Statue of Gregory's Lucky Toe, Split, Croatia

If you stumble across the Gregory of Nin Statue, don’t forget to rub his golden toe and make a wish!

Gregory was a medieval Croatian bishop, who strongly opposed the Pope.  Nowadays, we can remember him, as his statue stands proudly in front of the Gold Gate of Diocletian’s Palace.

Amuse yourself at Froggyland

As you work your way around the back alleys of Split’s old town, you will stumble across Froggyland. This is a rather exceptional museum exhibiting over 500 stuffed frogs!

The artist preserved his extraordinary collection of amphibians using a complex method of taxidermy through the mouth.  He then positioned the frogs in scenes representing real-life situations – a school, circus, carpenter shop etc.

It’s not a big museum, but it’s worth a visit to Froggyland just for the sheer uniqueness of the exhibits.  It’s certainly one of the more unique things to do in Split for families.

Froggyland Museum, Split, Croatia

Saunter along The Riva

Now, if you’ve had your fill of Split’s wonderful  historic buildings, head across to The Riva on the waterfront. This French style promenade has palm trees, cafés and restaurants overlooking the Adriatic water.

view of the waterfront in Split, Croatia from sea flanked by high cliffs

Visit the Marina

Afterwards, follow this pedestrian heaven along the waterfront, you will come to Split’s Marina.  With its panoramic sea views, it is the ideal spot to admire the yachts and boats.

Split Harbour, view of boards and reflections in blue sea.

Pack a picnic for Marjan Park

We entered the park from Split harbour and ascended the shady steps up the hill into Marjan Park.  Lush with pine and Cyprus trees, Marjan Park offers hiking trails, a small playground and a botanical garden.
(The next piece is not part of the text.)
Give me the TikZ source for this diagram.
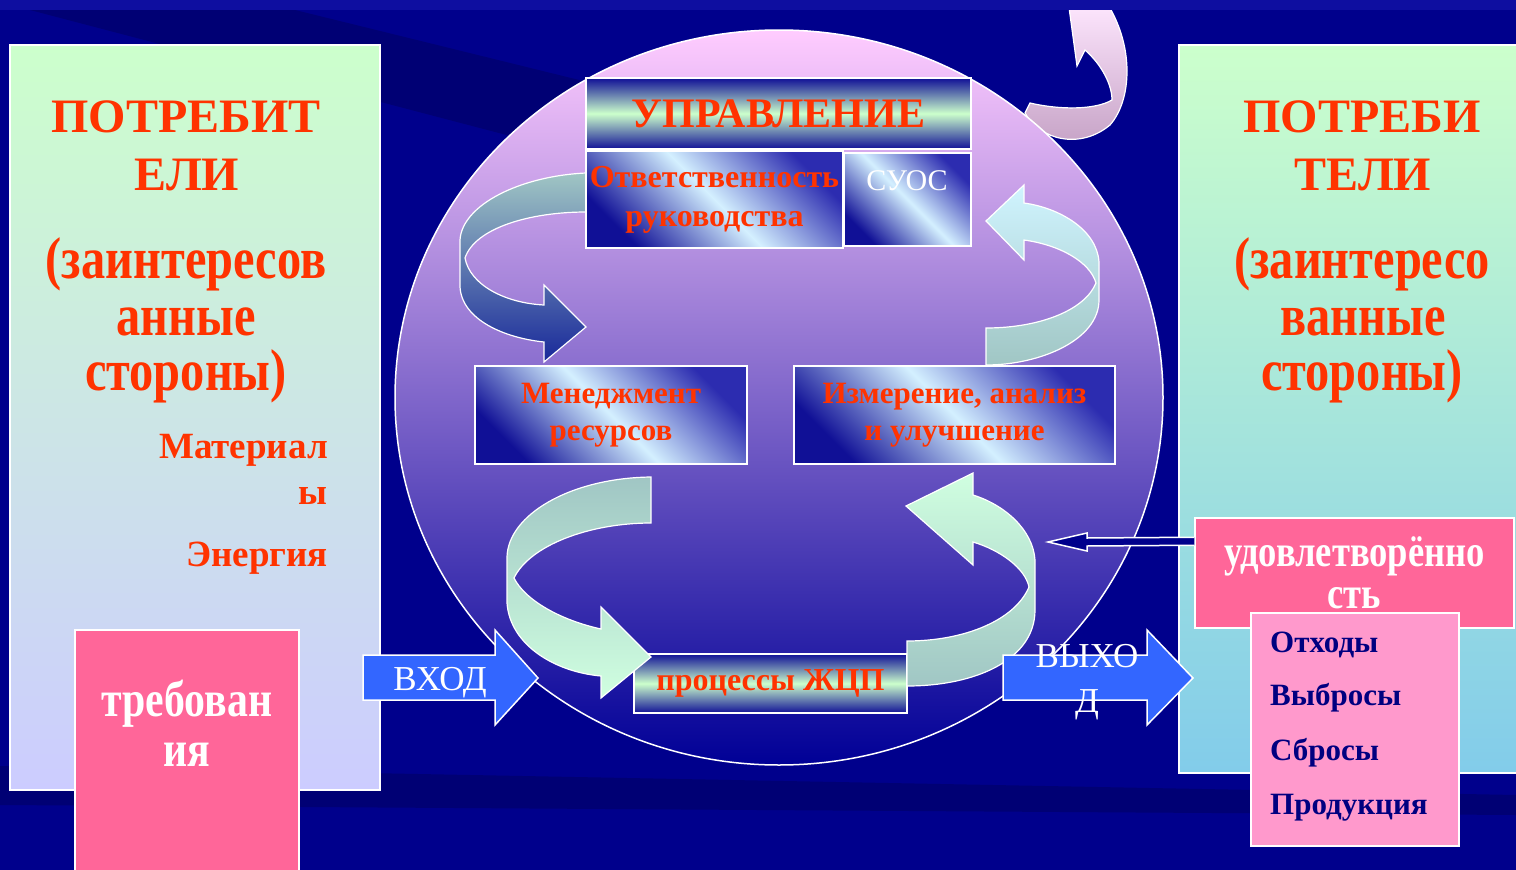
\documentclass[tikz,border=0pt]{standalone}
\usepackage{fontspec}
\setmainfont{Liberation Serif}
\newfontfamily\tallserif{Liberation Serif}[FakeStretch=0.82]
\usetikzlibrary{calc}
\tikzset{>=latex}

\definecolor{slideBg}{RGB}{0,0,140}
\definecolor{slideDark}{RGB}{0,0,116}
\definecolor{slideTop}{RGB}{14,14,160}
\definecolor{redText}{RGB}{255,51,0}
\definecolor{navyText}{RGB}{0,0,128}
\definecolor{mintTop}{RGB}{204,255,204}
\definecolor{lavBot}{RGB}{204,204,255}
\definecolor{skyBot}{RGB}{130,204,234}
\definecolor{rosePink}{RGB}{255,102,153}
\definecolor{lightPink}{RGB}{255,153,204}
\definecolor{globeTop}{RGB}{255,204,255}
\definecolor{globeBot}{RGB}{0,0,150}
\definecolor{boxDark}{RGB}{16,16,150}
\definecolor{boxBlue}{RGB}{44,44,176}
\definecolor{boxLight}{RGB}{212,240,255}
\definecolor{bandGreen}{RGB}{204,255,204}
\definecolor{arrowBlue}{RGB}{51,102,255}
\definecolor{tealGray}{RGB}{160,198,196}
\definecolor{ribbonBlue}{RGB}{24,40,154}
\definecolor{paleCyan}{RGB}{208,244,255}
\definecolor{paleGreen}{RGB}{208,255,224}
\definecolor{pinkTop}{RGB}{255,232,255}
\definecolor{pinkBot}{RGB}{196,160,196}

\tikzset{
  slideframe/.style={draw=white, line width=1.5pt, inner sep=0pt},
  glassbox/.style={slideframe, left color=boxDark, right color=boxBlue, middle color=boxLight, shading angle=135},
  bandbox/.style={slideframe, top color=boxDark, bottom color=boxDark, middle color=bandGreen},
  boxtext/.style={text=redText, font=\fontsize{31}{37}\selectfont\bfseries, align=center},
  bigtext/.style={text=redText, font=\fontsize{48}{58}\selectfont\bfseries, anchor=base, inner sep=0pt},
  talltext/.style={text=redText, font=\tallserif\fontsize{59}{57}\selectfont\bfseries, anchor=base, inner sep=0pt},
  sidetext/.style={text=redText, font=\fontsize{37}{44}\selectfont\bfseries, anchor=base east, inner sep=0pt},
  whitetext/.style={text=white, font=\fontsize{35}{45}\selectfont, anchor=base, inner sep=0pt},
  listtext/.style={text=navyText, font=\fontsize{31}{37}\selectfont\bfseries, anchor=base west, inner sep=0pt},
  blockarrow/.style={draw=white, line width=1.5pt, fill=arrowBlue},
  ribbon/.style={draw=white, line width=1.2pt},
}

\begin{document}
\begin{tikzpicture}[x=1pt,y=-1pt]
  % slide
  \useasboundingbox (0,0) rectangle (1516,870);
  \clip (0,0) rectangle (1516,870);
  \fill[slideBg] (0,0) rectangle (1516,870);
  % darker streaks of the background
  \fill[slideDark] (30,10) -- (295,10) -- (640,95) -- (640,170) -- cycle;
  \fill[slideDark] (0,766) -- (1516,795) -- (1516,815) -- (0,805) -- cycle;

  % consumers, left
  \node[slideframe, top color=mintTop, bottom color=lavBot, minimum width=370, minimum height=745] (consL) at (195,417.5) {};
  \node[bigtext] (consL1) at (186,132) {ПОТРЕБИТ};
  \node[bigtext] (consL2) at (187,190) {ЕЛИ};
  \node[talltext] (consL3) at (186,278) {(заинтересов};
  \node[talltext] (consL4) at (186,335) {анные};
  \node[talltext] (consL5) at (186,390) {стороны)};
  \node[sidetext] (matL1) at (328,458) {Материал};
  \node[sidetext] (matL2) at (328,504) {ы};
  \node[sidetext] (energyL) at (328,566) {Энергия};
  \node[slideframe, fill=rosePink, minimum width=224, minimum height=270] (reqBox) at (187,765) {};
  \node[talltext, text=white, font=\tallserif\fontsize{51}{50}\selectfont\bfseries] (req1) at (187,716) {требован};
  \node[talltext, text=white, font=\tallserif\fontsize{51}{50}\selectfont\bfseries] (req2) at (187,766) {ия};

  % consumers, right
  \node[slideframe, top color=mintTop, bottom color=skyBot, minimum width=351, minimum height=728] (consR) at (1354.5,409) {};
  \node[bigtext] (consR1) at (1362,132) {ПОТРЕБИ};
  \node[bigtext] (consR2) at (1363,190) {ТЕЛИ};
  \node[talltext] (consR3) at (1362,278) {(заинтересо};
  \node[talltext] (consR4) at (1363,335) {ванные};
  \node[talltext] (consR5) at (1362,390) {стороны)};
  \node[slideframe, fill=rosePink, minimum width=319, minimum height=110, text=white, align=center,
        font=\tallserif\fontsize{44.6}{42}\selectfont\bfseries] (satBox) at (1354.5,573) {удовлетворённо\\сть};
  \node[slideframe, fill=lightPink, minimum width=208, minimum height=233] (outList) at (1355,729.5) {};
  \node[listtext] (waste) at (1270,652) {Отходы};
  \node[listtext] (emission) at (1270,705) {Выбросы};
  \node[listtext] (discharge) at (1270,760) {Сбросы};
  \node[listtext] (product) at (1270,814) {Продукция};

  % pink arrow behind the globe
  \path[ribbon, top color=pinkTop, bottom color=pinkBot]
    (1068,0) -- (1077,66) -- (1085,50)
    .. controls (1102,65) and (1112,85) .. (1112,100)
    .. controls (1095,110) and (1060,110) .. (1030,103)
    -- (1025,113)
    .. controls (1040,140) and (1080,150) .. (1110,125)
    .. controls (1132,100) and (1135,45) .. (1105,0) -- cycle;
  \fill[slideTop] (0,0) rectangle (1516,10);

  % globe
  \path[draw=white, line width=1.5pt, top color=globeTop, bottom color=globeBot]
    (779,397.5) ellipse [x radius=384pt, y radius=367.5pt];

  % upper loop
  \path[ribbon, top color=tealGray, bottom color=ribbonBlue]
    (586,173) .. controls (520,176) and (462,205) .. (460,240) -- (460,287)
    .. controls (462,320) and (505,338) .. (544,342)
    -- (544,362) -- (586,327) -- (544,285) -- (544,305)
    .. controls (505,303) and (470,285) .. (465,258)
    .. controls (475,228) and (530,212) .. (586,212) -- cycle;
  \path[ribbon, top color=paleCyan, bottom color=tealGray]
    (986,365) .. controls (1040,365) and (1099,340) .. (1099,300) -- (1099,262)
    .. controls (1097,230) and (1060,208) .. (1024,203)
    -- (1024,185) -- (986,221) -- (1024,260) -- (1024,240)
    .. controls (1060,245) and (1090,262) .. (1096,283)
    .. controls (1085,310) and (1040,328) .. (986,328) -- cycle;

  % boxes
  \node[bandbox, minimum width=385, minimum height=71, boxtext, font=\fontsize{42}{48}\selectfont\bfseries] (mgmt) at (778.5,113.5) {УПРАВЛЕНИЕ};
  \node[glassbox, minimum width=257, minimum height=97, boxtext, font=\fontsize{32}{39}\selectfont\bfseries] (resp) at (714.5,199.5) {Ответственность\\руководства};
  \node[glassbox, minimum width=127, minimum height=93] (suos) at (907.5,199.5) {};
  \node[whitetext, font=\fontsize{30}{36}\selectfont] (suosText) at (907,190) {СУОС};
  \node[glassbox, minimum width=272, minimum height=98, boxtext] (resMgmt) at (611,415) {Менеджмент\\ресурсов};
  \node[glassbox, minimum width=321, minimum height=98, boxtext] (measure) at (954.5,415) {Измерение, анализ\\и улучшение};
  \node[bandbox, minimum width=273, minimum height=59, boxtext, font=\fontsize{32}{38}\selectfont\bfseries] (proc) at (770.5,683.5) {процессы ЖЦП};

  % lower loop
  \path[ribbon, top color=tealGray, bottom color=paleGreen]
    (651,477) .. controls (570,478) and (508,515) .. (507,557) -- (507,603)
    .. controls (510,645) and (555,672) .. (601,676)
    -- (601,698) -- (651,657) -- (601,607) -- (601,629)
    .. controls (560,620) and (525,600) .. (514,578)
    .. controls (530,545) and (590,523) .. (651,523) -- cycle;
  \path[ribbon, top color=paleGreen, bottom color=tealGray]
    (907,686) .. controls (975,686) and (1035,660) .. (1035,610) -- (1035,560)
    .. controls (1033,530) and (1005,505) .. (973,495)
    -- (973,473) -- (906,506) -- (973,565) -- (973,542)
    .. controls (1000,550) and (1025,568) .. (1029,587)
    .. controls (1015,620) and (965,641) .. (907,641) -- cycle;

  % input / output
  \draw[blockarrow] (363,655) -- (495,655) -- (495,630) -- (538,678) -- (495,725) -- (495,700) -- (363,700) -- cycle;
  \node[whitetext] (inText) at (440,690) {ВХОД};
  \draw[blockarrow] (1003,655) -- (1147,655) -- (1147,630) -- (1193,678) -- (1147,725) -- (1147,700) -- (1003,700) -- cycle;
  \node[whitetext] (outText1) at (1087,667) {ВЫХО};
  \node[whitetext] (outText2) at (1087,712) {Д};

  % feedback of satisfaction
  \coordinate (satFoot) at ($(satBox.north west)+(0,24)$);
  \coordinate (satTip) at (1048,542);
  \draw[white, line width=1.5pt, fill=slideBg]
    ($(satFoot)+(0,-4)$) -- ($(satTip)+(39,-4)$) -- ($(satTip)+(39,-9)$) -- (satTip)
    -- ($(satTip)+(39,9)$) -- ($(satTip)+(39,4)$) -- ($(satFoot)+(0,4)$);
\end{tikzpicture}
\end{document}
There is also a viewpoint where you can get sweeping views over the city of Split. A perfect picnic spot!

Head for the beach

Bacvice Beach is a sandy beach, with clear waters, only 10 minutes’ walk from Split’s city centre.  Alternatively,  you could head to the pebble beach of Kasjuni near Marjan.

Fall in love with Krka National Park

If you’re looking for places to visit near Split, you should go to Krka National Park (about 1 hour’s drive from Split).  Here, you will be find one of the most instagrammable places near Split.  You cannot fail to be impressed by the natural beauty of this national park.
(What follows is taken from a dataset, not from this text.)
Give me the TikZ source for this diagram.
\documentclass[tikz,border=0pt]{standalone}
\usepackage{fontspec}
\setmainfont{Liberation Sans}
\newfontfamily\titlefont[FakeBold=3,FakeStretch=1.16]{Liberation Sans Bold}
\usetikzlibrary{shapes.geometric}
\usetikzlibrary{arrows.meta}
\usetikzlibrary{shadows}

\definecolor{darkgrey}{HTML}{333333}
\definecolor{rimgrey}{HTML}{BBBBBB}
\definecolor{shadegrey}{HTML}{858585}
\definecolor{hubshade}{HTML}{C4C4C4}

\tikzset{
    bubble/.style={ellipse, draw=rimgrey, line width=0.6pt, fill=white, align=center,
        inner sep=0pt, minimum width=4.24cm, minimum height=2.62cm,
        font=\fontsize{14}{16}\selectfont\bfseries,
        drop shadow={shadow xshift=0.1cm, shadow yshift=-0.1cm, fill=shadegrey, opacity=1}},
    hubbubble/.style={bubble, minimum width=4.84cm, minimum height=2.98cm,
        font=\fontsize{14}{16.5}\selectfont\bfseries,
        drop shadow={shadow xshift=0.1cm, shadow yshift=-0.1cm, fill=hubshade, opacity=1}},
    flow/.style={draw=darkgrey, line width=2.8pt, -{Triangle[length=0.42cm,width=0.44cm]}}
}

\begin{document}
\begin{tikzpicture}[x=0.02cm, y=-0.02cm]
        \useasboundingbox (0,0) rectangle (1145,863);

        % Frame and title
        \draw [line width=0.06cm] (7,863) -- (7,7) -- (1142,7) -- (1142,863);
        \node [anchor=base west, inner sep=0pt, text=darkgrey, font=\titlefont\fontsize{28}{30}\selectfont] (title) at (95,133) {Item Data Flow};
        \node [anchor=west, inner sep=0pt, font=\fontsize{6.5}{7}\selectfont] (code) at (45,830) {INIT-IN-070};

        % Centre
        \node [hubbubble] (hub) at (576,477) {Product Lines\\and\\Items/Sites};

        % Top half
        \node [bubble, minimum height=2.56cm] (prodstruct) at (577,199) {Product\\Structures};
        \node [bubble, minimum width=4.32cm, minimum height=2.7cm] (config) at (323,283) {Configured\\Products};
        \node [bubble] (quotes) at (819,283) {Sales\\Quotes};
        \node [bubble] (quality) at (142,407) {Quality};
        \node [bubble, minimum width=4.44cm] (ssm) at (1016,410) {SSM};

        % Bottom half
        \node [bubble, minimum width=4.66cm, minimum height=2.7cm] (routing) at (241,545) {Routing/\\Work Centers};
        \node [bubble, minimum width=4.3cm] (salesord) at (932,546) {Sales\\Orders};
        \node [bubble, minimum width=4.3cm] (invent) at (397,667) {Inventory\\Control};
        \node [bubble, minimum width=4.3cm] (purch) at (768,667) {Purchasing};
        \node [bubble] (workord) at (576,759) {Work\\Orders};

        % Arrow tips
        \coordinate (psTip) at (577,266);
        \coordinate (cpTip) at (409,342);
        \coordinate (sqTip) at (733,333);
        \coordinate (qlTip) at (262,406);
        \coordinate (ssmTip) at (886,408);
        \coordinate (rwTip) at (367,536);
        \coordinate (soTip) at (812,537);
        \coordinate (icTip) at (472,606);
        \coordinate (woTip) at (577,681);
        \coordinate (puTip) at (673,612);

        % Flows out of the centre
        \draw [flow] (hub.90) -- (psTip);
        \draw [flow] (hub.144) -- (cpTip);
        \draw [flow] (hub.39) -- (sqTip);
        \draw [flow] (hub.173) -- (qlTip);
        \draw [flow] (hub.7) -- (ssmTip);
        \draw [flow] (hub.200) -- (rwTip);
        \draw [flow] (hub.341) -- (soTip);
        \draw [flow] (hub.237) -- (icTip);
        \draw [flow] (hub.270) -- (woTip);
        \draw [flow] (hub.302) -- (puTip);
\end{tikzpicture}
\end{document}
There are 5 official entrances, but we went in by Skradin.  From here we took a boat ride to the beautiful Skradinski Buk Waterfall.
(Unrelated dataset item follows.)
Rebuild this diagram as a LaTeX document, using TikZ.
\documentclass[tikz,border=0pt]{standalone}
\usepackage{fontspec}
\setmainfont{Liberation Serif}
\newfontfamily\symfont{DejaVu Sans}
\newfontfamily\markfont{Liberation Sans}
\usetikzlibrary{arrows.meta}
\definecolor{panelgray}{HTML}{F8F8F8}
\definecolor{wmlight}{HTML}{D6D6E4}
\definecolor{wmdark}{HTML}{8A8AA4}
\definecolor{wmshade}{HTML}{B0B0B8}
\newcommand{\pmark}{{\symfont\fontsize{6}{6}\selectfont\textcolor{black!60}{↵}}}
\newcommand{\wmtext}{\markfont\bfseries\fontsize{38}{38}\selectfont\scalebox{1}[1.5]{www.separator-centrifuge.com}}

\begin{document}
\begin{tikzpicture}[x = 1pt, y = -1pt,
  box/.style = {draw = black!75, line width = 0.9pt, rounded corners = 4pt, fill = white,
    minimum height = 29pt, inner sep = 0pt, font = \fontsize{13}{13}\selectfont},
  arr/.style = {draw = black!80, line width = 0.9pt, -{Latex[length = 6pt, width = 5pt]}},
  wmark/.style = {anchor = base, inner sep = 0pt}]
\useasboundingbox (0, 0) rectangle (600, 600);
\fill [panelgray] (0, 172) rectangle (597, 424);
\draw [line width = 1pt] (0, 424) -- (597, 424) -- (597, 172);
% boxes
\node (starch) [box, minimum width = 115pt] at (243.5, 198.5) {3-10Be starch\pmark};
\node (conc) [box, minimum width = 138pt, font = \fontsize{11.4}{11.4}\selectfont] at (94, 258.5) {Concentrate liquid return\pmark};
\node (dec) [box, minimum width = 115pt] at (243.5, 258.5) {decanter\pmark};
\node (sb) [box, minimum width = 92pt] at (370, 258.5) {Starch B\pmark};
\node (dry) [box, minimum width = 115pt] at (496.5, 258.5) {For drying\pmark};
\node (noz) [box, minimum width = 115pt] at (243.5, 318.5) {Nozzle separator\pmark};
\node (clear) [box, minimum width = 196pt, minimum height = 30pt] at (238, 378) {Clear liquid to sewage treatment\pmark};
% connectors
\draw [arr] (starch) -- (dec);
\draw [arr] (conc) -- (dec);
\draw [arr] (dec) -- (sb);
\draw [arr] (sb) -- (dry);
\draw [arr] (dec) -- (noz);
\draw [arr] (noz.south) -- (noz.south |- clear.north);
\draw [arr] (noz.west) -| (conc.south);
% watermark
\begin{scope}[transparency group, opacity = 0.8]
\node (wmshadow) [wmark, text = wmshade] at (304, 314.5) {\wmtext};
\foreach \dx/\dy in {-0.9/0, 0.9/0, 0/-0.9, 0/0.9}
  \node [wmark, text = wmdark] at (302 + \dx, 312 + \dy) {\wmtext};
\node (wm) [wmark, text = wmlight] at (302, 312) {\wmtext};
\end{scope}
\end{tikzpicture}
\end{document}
The boat ride takes about 25 minutes and is included in the ticket price. Once inside, follow the trails around lakes and woods and admire the grandeur of the 7 waterfalls.  The scenery is stunning and this day trip makes a great excursion from Split.

The trails are reasonably short and very accessible.  There are boardwalks around the lakes, so would be fine for kids of any age.

Views of river on journey to Krka National Park, Croatia
Skradinski Buk Waterfall, Krka National Park, Split, Croatia

Admire Skradinski Buk Waterfall

If they don’t mind the cold, the children will love taking a dip in the pool of the impressive Skradinski Buk Waterfall.

I kindly offered to look after the bags whilst the others braved the icy plunge pool!

Top Tip:  It is worth bringing water shoes, as it can be a bit rocky underfoot.

Practicalities

How we got to Split:

We travelled from London to Split with Easy Jet and the flight took 2 h 25 mins.

Accommodation in Split:

We stayed at the Luxury Villa Luminosa in Split, which we booked through booking.com. The accommodation was very contemporary and had lots of outdoor space and facilities. The kids loved it, especially the pool.

How we got around Split:

Although the villa and pool were lovely, it was a bit far out of Split for my liking.  The friendly host was always available to take us to Split’s city centre when we needed (at a charge).  However, I prefer to be able to walk somewhere from the villa and felt restricted by the lack of independence.

Luckily, once we were in Split city centre, it is a really easy place to get around.  We were able to see all of the main sights of Split on foot.

Currency in Croatia:-

The official currency of Croatia is the Croatian Kuna (HRK).